For cabins or home bases

  • Wet/dry vacuum with long hose
  • Stack of cheap but strong towels only for emergencies
  • Two box fans dedicated to emergencies
  • Simple moisture meter if you want to be extra careful

Frequently asked questions from campers about water damage

Can I just dry it myself with fans and heaters?

Sometimes you can. If it is a small area, caught quickly, and has not soaked into walls or deep into flooring, then fans, heaters, and open windows may do enough. But if you see bulging, warping, or smell a damp odor after a couple of days, that usually means there is hidden moisture.
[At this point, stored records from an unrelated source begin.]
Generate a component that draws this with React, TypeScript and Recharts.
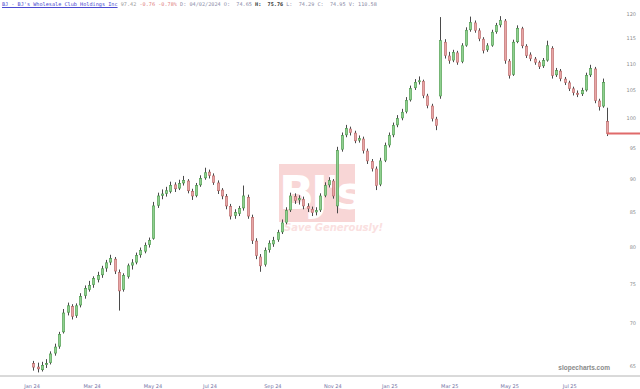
import React from 'react';
import { Bar, ComposedChart, ReferenceLine, XAxis, YAxis } from 'recharts';

// one candle = 3 trading days, Jan 2024 .. Aug 2025
const opens = [
  65.3, 64.9, 64.6, 65.2, 65.4, 66.5, 67.3, 69.0, 71.4, 72.1, 71.0, 72.3, 73.5, 74.3, 74.9, 75.6, 76.2, 77.1, 77.9, 78.3,
  76.5, 74.3, 76.0, 77.5, 77.9, 78.9, 79.4, 80.3, 81.2, 86.0, 87.5, 87.8, 88.1, 89.1, 88.6, 89.4, 89.7, 88.1, 87.5, 89.1,
  90.2, 91.1, 90.5, 89.4, 88.3, 87.3, 85.8, 84.5, 84.8, 85.6, 87.2, 84.2, 80.8, 78.6, 77.6, 79.6, 80.4, 81.0, 82.1, 83.5,
  85.3, 87.3, 86.8, 86.9, 85.8, 85.4, 85.0, 85.3, 87.5, 89.1, 89.7, 85.9, 94.8, 97.2, 98.2, 97.5, 96.3, 96.5, 94.5, 92.8,
  91.6, 89.2, 93.0, 95.5, 97.2, 98.9, 100.1, 101.2, 103.3, 105.5, 106.6, 106.7, 104.0, 102.2, 99.9, 104.0, 114.2, 111.5, 110.7, 112.1,
  110.4, 113.6, 116.7, 118.1, 116.5, 114.8, 112.7, 113.6, 116.3, 117.7, 118.5, 110.5, 108.0, 114.3, 116.9, 113.4, 111.7, 110.9, 110.2, 109.6,
  110.7, 113.0, 107.9, 108.6, 107.1, 106.4, 105.3, 104.5, 104.4, 105.1, 107.9, 109.0, 103.1, 102.2, 99.5,
];
const highs = [
  65.6, 65.4, 65.5, 65.8, 66.7, 67.6, 69.0, 71.8, 72.6, 72.4, 72.5, 73.8, 74.8, 75.4, 76.0, 76.6, 77.4, 78.2, 78.9, 78.6,
  76.9, 76.4, 77.7, 78.3, 79.2, 79.9, 80.6, 81.3, 86.5, 87.9, 88.4, 88.8, 89.6, 89.5, 89.9, 90.5, 90.0, 88.5, 89.4, 90.6,
  91.8, 91.5, 90.9, 89.8, 88.6, 87.7, 86.2, 85.4, 85.9, 89.0, 87.6, 84.6, 81.2, 79.0, 79.9, 80.9, 81.4, 82.4, 83.9, 85.7,
  87.9, 87.8, 87.5, 87.3, 86.3, 85.8, 85.7, 87.8, 89.5, 90.3, 90.0, 95.2, 97.6, 98.9, 98.6, 97.9, 97.1, 96.9, 94.9, 93.2,
  92.0, 93.4, 95.9, 97.6, 99.3, 100.6, 101.7, 103.8, 105.9, 107.1, 107.6, 107.0, 104.4, 102.6, 100.3, 119.3, 114.8, 112.3, 112.7, 112.5,
  114.0, 117.2, 119.4, 118.6, 117.0, 115.2, 114.0, 116.7, 118.1, 119.5, 118.9, 110.9, 114.7, 117.6, 117.3, 113.8, 112.2, 111.3, 110.6, 111.1,
  114.5, 113.4, 109.2, 109.0, 107.5, 106.8, 105.7, 105.0, 105.5, 108.3, 109.8, 109.4, 103.5, 107.2, 101.9,
];
const lows = [
  64.5, 64.3, 64.4, 64.8, 65.2, 66.2, 67.0, 68.8, 71.0, 70.5, 70.7, 72.0, 73.1, 74.0, 74.5, 75.2, 75.8, 76.6, 77.5, 76.3,
  71.6, 74.0, 75.7, 76.9, 77.6, 78.5, 79.1, 79.9, 81.0, 85.6, 86.9, 87.3, 87.8, 88.0, 88.3, 89.0, 87.8, 86.8, 87.2, 88.8,
  89.9, 90.1, 89.1, 87.7, 86.9, 85.4, 83.9, 84.0, 84.4, 85.2, 84.0, 80.4, 78.3, 76.6, 77.3, 79.2, 80.0, 80.7, 81.8, 83.2,
  85.0, 86.2, 86.1, 85.4, 85.0, 84.4, 84.5, 85.0, 87.2, 88.7, 87.0, 84.8, 94.4, 96.8, 97.1, 95.8, 95.9, 94.1, 92.4, 91.2,
  88.3, 88.9, 92.7, 95.1, 96.8, 98.5, 99.7, 100.9, 103.0, 105.1, 106.1, 103.6, 101.8, 99.5, 98.0, 103.5, 111.0, 110.0, 110.3, 109.8,
  110.1, 113.3, 116.3, 116.1, 114.4, 112.0, 112.3, 113.3, 115.9, 117.2, 110.0, 107.2, 107.7, 114.0, 113.0, 111.1, 110.5, 109.8, 109.0, 109.2,
  110.4, 107.2, 107.5, 106.7, 106.0, 104.9, 104.1, 103.8, 104.0, 104.8, 107.5, 102.7, 101.4, 101.9, 97.0,
];
const closes = [
  64.9, 64.7, 65.1, 65.3, 66.4, 67.2, 68.7, 71.3, 72.2, 70.9, 72.2, 73.4, 74.4, 74.8, 75.7, 76.1, 77.0, 77.8, 78.4, 76.7,
  74.1, 76.1, 77.4, 77.8, 78.8, 79.5, 80.2, 80.9, 85.9, 87.4, 87.7, 88.2, 89.0, 88.5, 89.3, 89.8, 88.2, 87.4, 89.0, 90.1,
  91.0, 90.6, 89.5, 88.2, 87.4, 85.9, 84.4, 84.9, 85.5, 87.4, 84.4, 80.9, 78.8, 77.4, 79.5, 80.5, 80.9, 82.0, 83.4, 85.2,
  87.4, 86.7, 87.0, 85.9, 85.5, 84.9, 85.2, 87.4, 89.0, 89.8, 87.4, 94.6, 97.1, 98.3, 97.6, 96.2, 96.6, 94.6, 92.9, 91.7,
  89.0, 92.9, 95.4, 97.1, 98.8, 100.0, 101.1, 103.2, 105.4, 106.5, 106.8, 104.1, 102.3, 100.0, 98.8, 114.5, 111.6, 110.6, 112.2, 110.3,
  113.5, 116.6, 118.2, 116.6, 114.9, 112.6, 113.5, 116.2, 117.6, 118.6, 110.6, 107.8, 114.2, 117.0, 113.5, 111.6, 111.0, 110.3, 109.5, 110.6,
  113.5, 107.8, 108.7, 107.2, 106.5, 105.4, 104.6, 104.3, 105.0, 107.8, 109.1, 103.2, 102.1, 106.5, 97.4,
];

const xTickPositions = [-0.2, 13.8, 28, 41.3, 56, 70, 83.3, 97.3, 111.3, 125.3];
const xTickLabels = ['Jan 24', 'Mar 24', 'May 24', 'Jul 24', 'Sep 24', 'Nov 24', 'Jan 25', 'Mar 25', 'May 25', 'Jul 25'];
const yTicks = [65, 70, 75, 80, 85, 90, 95, 100, 105, 110, 115, 120];
const lastPrice = 97.42;

const data = closes.map((close, i) => ({
  i,
  open: opens[i],
  high: highs[i],
  low: lows[i],
  close,
  range: [lows[i], highs[i]],
}));

function Candle(props: any) {
  const { x, y, width, height, payload } = props;
  if (!payload || height == null) return null;
  const { open, close, high, low } = payload;
  const up = close >= open;
  // bar spans low..high on a log axis, so place open/close in log space
  const lh = Math.log(high);
  const span = lh - Math.log(low) || 1;
  const toY = (v: number) => y + (height * (lh - Math.log(v))) / span;
  const cx = Math.round(x + width / 2) + 0.5;
  const top = toY(Math.max(open, close));
  const bot = toY(Math.min(open, close));
  return (
    <g>
      <line x1={cx} x2={cx} y1={y} y2={y + height} stroke="#4a4a4a" strokeWidth={1} />
      <rect
        x={cx - 1.2}
        y={top}
        width={2.4}
        height={Math.max(bot - top, 1)}
        fill={up ? '#8fd08f' : '#e8a6a6'}
        stroke={up ? '#4f9a4f' : '#b86a6a'}
        strokeWidth={0.6}
      />
    </g>
  );
}

export default function App() {
  return (
    <div style={{ position: 'relative', width: 640, height: 389, background: '#fff', fontFamily: 'DejaVu Sans' }}>
      <style>{'body{margin:0}'}</style>
      {/* watermark */}
      <div style={{ position: 'absolute', left: 279, top: 164, width: 76, height: 58, background: '#f8d6d6' }}>
        <div style={{ color: '#fff', fontSize: 46, fontWeight: 900, lineHeight: '58px', textAlign: 'center', letterSpacing: -3 }}>
          BJ's
        </div>
      </div>
      <div
        style={{ position: 'absolute', left: 284, top: 222, fontSize: 10, fontWeight: 700, fontStyle: 'italic', color: '#fae0e0' }}
      >
        Save Generously!
      </div>
      <div style={{ position: 'absolute', left: 0, top: 0 }}>
        <ComposedChart width={640} height={389} data={data} margin={{ top: 0, right: 0, bottom: 0, left: 0 }}>
          <XAxis
            dataKey="i"
            type="number"
            domain={[-7.7, 141.7]}
            ticks={xTickPositions}
            tickFormatter={(v: number) => xTickLabels[xTickPositions.indexOf(v)] ?? ''}
            tick={{ fontSize: 5, fill: '#7474a6' }}
            tickLine={false}
            axisLine={{ stroke: '#b4b4b4' }}
            height={13}
            interval={0}
          />
          <YAxis
            orientation="right"
            mirror
            scale="log"
            domain={[63.9, 122.9]}
            allowDataOverflow
            ticks={yTicks}
            tick={{ fontSize: 5, fill: '#8c8c8c' }}
            axisLine={false}
            tickLine={false}
            tickSize={0}
            tickMargin={4}
            width={20}
          />
          <Bar dataKey="range" barSize={3} shape={<Candle />} isAnimationActive={false} />
          <ReferenceLine
            segment={[
              { x: 134, y: lastPrice },
              { x: 141.7, y: lastPrice },
            ]}
            stroke="#e06a6a"
            strokeWidth={2}
          />
        </ComposedChart>
      </div>
      <div
        style={{ position: 'absolute', left: 2, top: 1, fontFamily: 'DejaVu Sans Mono', fontSize: 5.2, whiteSpace: 'pre', color: '#8a8aa6' }}
      >
        <span style={{ color: '#4a4ad0', textDecoration: 'underline' }}>BJ - BJ's Wholesale Club Holdings Inc</span>
        <span style={{ color: '#999' }}> 97.42 </span>
        <span style={{ color: '#e08080' }}>-0.76 -0.78%</span>
        {' D: 04/02/2024 O:  74.65 '}
        <b style={{ color: '#333' }}>H:  75.76</b>
        {' L:  74.29 C:  74.95 V: 110.58'}
      </div>
      <div
        style={{
          position: 'absolute',
          right: 30,
          top: 364,
          fontFamily: 'Liberation Sans',
          fontSize: 6.5,
          fontWeight: 700,
          color: '#8a8a8a',
          whiteSpace: 'nowrap',
        }}
      >
        slopecharts.com
      </div>
    </div>
  );
}
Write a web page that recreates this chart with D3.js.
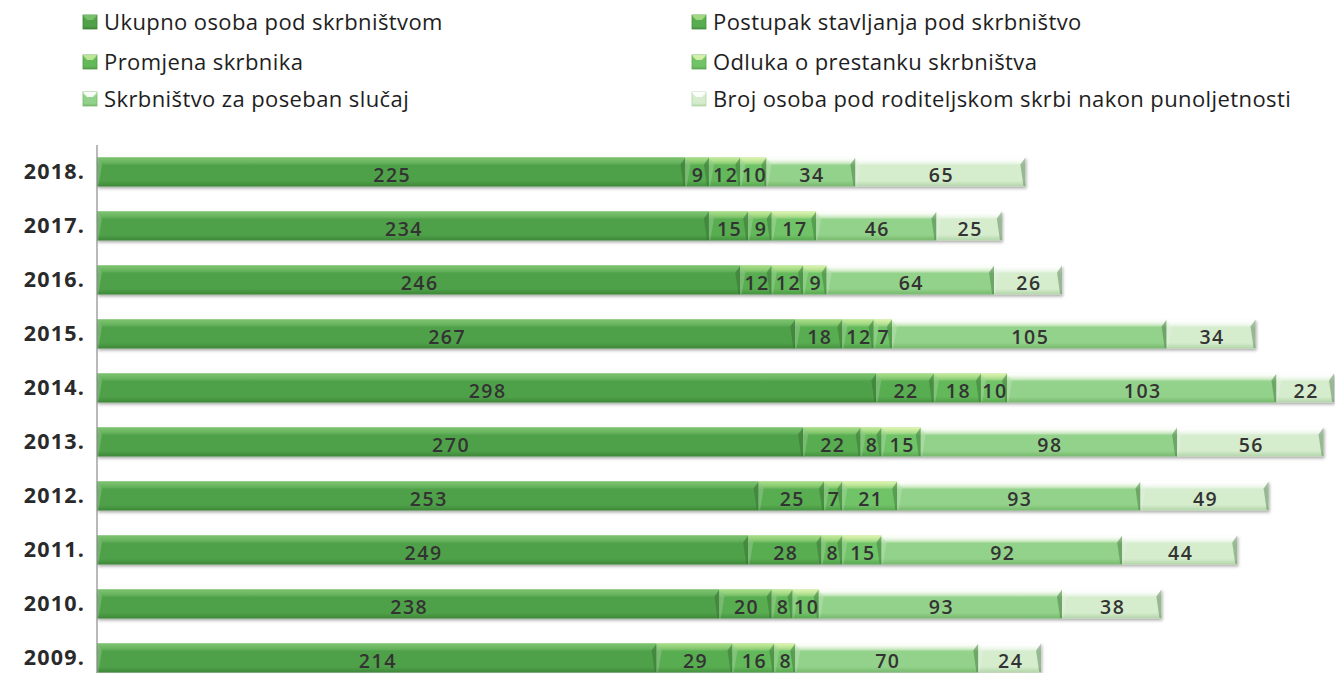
<!DOCTYPE html>
<html>
<head>
<meta charset="utf-8">
<script src="https://cdn.jsdelivr.net/npm/d3@7"></script>
<style>
  html, body { margin: 0; padding: 0; background: #fff; }
  svg { display: block; }
</style>
</head>
<body>
<svg id="chart" width="1335" height="673"></svg>
<script>
// ---- DATA ----
const years = ["2018.", "2017.", "2016.", "2015.", "2014.", "2013.", "2012.", "2011.", "2010.", "2009."];
const seriesNames = [
  "Ukupno osoba pod skrbništvom",
  "Postupak stavljanja pod skrbništvo",
  "Promjena skrbnika",
  "Odluka o prestanku skrbništva",
  "Skrbništvo za poseban slučaj",
  "Broj osoba pod roditeljskom skrbi nakon punoljetnosti"
];
const ukupno   = [225, 234, 246, 267, 298, 270, 253, 249, 238, 214];
const postupak = [9, 15, 12, 18, 22, 22, 25, 28, 20, 29];
const promjena = [12, 9, 12, 12, 18, 8, 7, 8, 8, 16];
const odluka   = [10, 17, 9, 7, 10, 15, 21, 15, 10, 8];
const poseban  = [34, 46, 64, 105, 103, 98, 93, 92, 93, 70];
const broj     = [65, 25, 26, 34, 22, 56, 49, 44, 38, 24];
const seriesValues = [ukupno, postupak, promjena, odluka, poseban, broj];

// ---- STYLE ----
const palette = [
  { top: "#6cb862", mid: "#50a14a", bot: "#3d8838", hi: "#7cc26e" },
  { top: "#8fd07a", mid: "#59ad51", bot: "#45923f", hi: "#a6dc84" },
  { top: "#a6dc84", mid: "#63b85a", bot: "#4f9c48", hi: "#c2e998" },
  { top: "#c2e998", mid: "#71c368", bot: "#5aa852", hi: "#d9f2ad" },
  { top: "#f6fcea", mid: "#93d28a", bot: "#76b96e", hi: "#ffffff" },
  { top: "#ffffff", mid: "#d5eccd", bot: "#b3d6aa", hi: "#ffffff" }
];

const svg = d3.select("#chart");
const defs = svg.append("defs");

palette.forEach((c, i) => {
  const g = defs.append("linearGradient").attr("id", "grad" + i)
    .attr("x1", 0).attr("y1", 0).attr("x2", 0).attr("y2", 1);
  g.append("stop").attr("offset", "0").attr("stop-color", c.top);
  g.append("stop").attr("offset", "0.28").attr("stop-color", c.mid);
  g.append("stop").attr("offset", "0.8").attr("stop-color", c.mid);
  g.append("stop").attr("offset", "1").attr("stop-color", c.bot);
  const h = defs.append("linearGradient").attr("id", "hi" + i)
    .attr("x1", 0).attr("y1", 0).attr("x2", 0).attr("y2", 1);
  h.append("stop").attr("offset", "0").attr("stop-color", c.hi).attr("stop-opacity", 0.95);
  h.append("stop").attr("offset", "1").attr("stop-color", c.hi).attr("stop-opacity", 0.15);
});
const f = defs.append("filter").attr("id", "shadow").attr("x", "-5%").attr("y", "-30%").attr("width", "110%").attr("height", "170%");
f.append("feDropShadow").attr("dx", 1).attr("dy", 2).attr("stdDeviation", 1.8)
  .attr("flood-color", "#000").attr("flood-opacity", 0.32);

// ---- SCALES ----
const x = d3.scaleLinear().domain([0, 473]).range([97, 1334]);
const y = d3.scaleBand().domain(years).range([145, 685]).paddingInner(0.463).paddingOuter(0.2315);

// stacked data
const table = years.map((yr, i) => {
  const o = { year: yr };
  seriesNames.forEach((s, k) => o[s] = seriesValues[k][i]);
  return o;
});
const stack = d3.stack().keys(seriesNames)(table);

// ---- BARS ----
const barsG = svg.append("g");
barsG.selectAll("g.row").data(years).join("g").attr("class", "row")
  .attr("filter", "url(#shadow)");

stack.forEach((layer, k) => {
  layer.forEach((d, i) => {
    const yr = years[i];
    const x0 = x(d[0]), x1 = x(d[1]);
    const y0 = y(yr), h = y.bandwidth();
    const g = barsG.selectAll("g.row").filter(v => v === yr);
    g.append("rect").attr("x", x0).attr("y", y0).attr("width", x1 - x0).attr("height", h)
      .attr("fill", `url(#grad${k})`);
    const b = Math.min(5, (x1 - x0) / 3);
    g.append("path")
      .attr("d", `M${x0},${y0} L${x1},${y0} L${x1 - b},${y0 + 7} L${x0 + b},${y0 + 7} Z`)
      .attr("fill", `url(#hi${k})`);
    g.append("path")
      .attr("d", `M${x1},${y0} L${x1},${y0 + h} L${x1 - 2},${y0 + h - 1} L${x1 - b},${y0 + 7} Z`)
      .attr("fill", "rgba(40,90,40,0.35)");
    g.append("path")
      .attr("d", `M${x0},${y0} L${x0 + b},${y0 + 7} L${x0 + 1.5},${y0 + h - 1} L${x0},${y0 + h} Z`)
      .attr("fill", "rgba(255,255,255,0.18)");
  });
});

// ---- LABELS ----
stack.forEach((layer, k) => {
  layer.forEach((d, i) => {
    const yr = years[i];
    barsG.append("text")
      .attr("x", (x(d[0]) + x(d[1])) / 2 + 1)
      .attr("y", y(yr) + y.bandwidth() / 2 + 3)
      .attr("dy", "0.35em")
      .attr("text-anchor", "middle")
      .attr("font-family", "'Open Sans', sans-serif")
      .attr("font-weight", 600)
      .attr("font-size", 19.5)
      .attr("letter-spacing", "1.5px")
      .attr("fill", "#333")
      .text(d.data[seriesNames[k]]);
  });
});

// ---- AXIS ----
const axis = svg.append("g").attr("transform", "translate(97,0)")
  .call(d3.axisLeft(y).tickSize(0).tickPadding(12));
axis.select(".domain").attr("d", "M0,145V673").attr("stroke", "#8a8a8a").attr("stroke-width", 1.2);
axis.selectAll(".tick text")
  .attr("font-family", "'Open Sans', sans-serif")
  .attr("font-weight", 700)
  .attr("font-size", 21.5)
  .attr("letter-spacing", "1.2px")
  .attr("fill", "#2a2a2a");

// ---- LEGEND ----
const legendPos = [
  { x: 83, y: 22 }, { x: 692, y: 22 },
  { x: 83, y: 62 }, { x: 692, y: 62 },
  { x: 83, y: 99 }, { x: 692, y: 99 }
];
const leg = svg.append("g").selectAll("g").data(seriesNames).join("g")
  .attr("transform", (d, i) => `translate(${legendPos[i].x},${legendPos[i].y})`);
leg.append("rect").attr("x", 0).attr("y", -7).attr("width", 14).attr("height", 14)
  .attr("fill", (d, i) => `url(#grad${i})`)
  .attr("stroke", (d, i) => palette[i].bot).attr("stroke-width", 0.8);
leg.append("path").attr("d", "M0,-7 L14,-7 L10,-2 L4,-2 Z")
  .attr("fill", (d, i) => palette[i].hi).attr("opacity", 0.9);
leg.append("text").attr("x", 21).attr("y", 0).attr("dy", "0.36em")
  .attr("font-family", "'Open Sans', sans-serif")
  .attr("font-size", 22)
  .attr("letter-spacing", "0.4px")
  .attr("fill", "#1e1e1e")
  .text(d => d);
</script>
</body>
</html>
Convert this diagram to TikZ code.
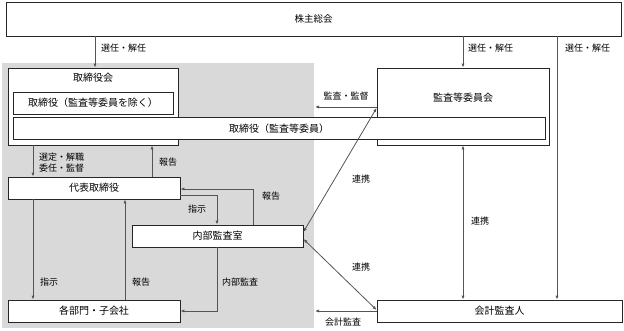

Then, DIY turns into a bit of a gamble.

How fast does mold start to grow?

Under the right conditions, mold can start forming in 24 to 48 hours. Cold, dry air slows it down, but does not stop it completely. Warm, enclosed spaces like RV walls or basements give it exactly what it likes. That is why the first day or two is so critical.

Is RV water damage treated differently than house damage?

The principles are similar, but RVs have thinner walls, lighter materials, and less margin for error. Water that might just stain drywall in a house can rot an RV wall panel pretty quickly. It is also harder to reach some areas in an RV, so early action matters even more.

Should I cancel a trip if my home base has water damage?

Sometimes yes. Sometimes no. If the problem is minor and contained, and you have professionals working on it, you might still go on a shorter trip. If the water damage involves structural issues, power risks, or major mold concerns, leaving town might not be wise. It is one of those choices that looks “overcautious” until something goes very wrong.

What is the one thing I should remember from all of this?

If water gets into your tent, RV, cabin, or home near Salt Lake City, try not to wait and see. Remove the water quickly, dry everything as much as you can, and when indoor surfaces or structures are involved, do not hesitate to bring in people who handle this every day. Your future trips, and maybe your gear budget, will thank you.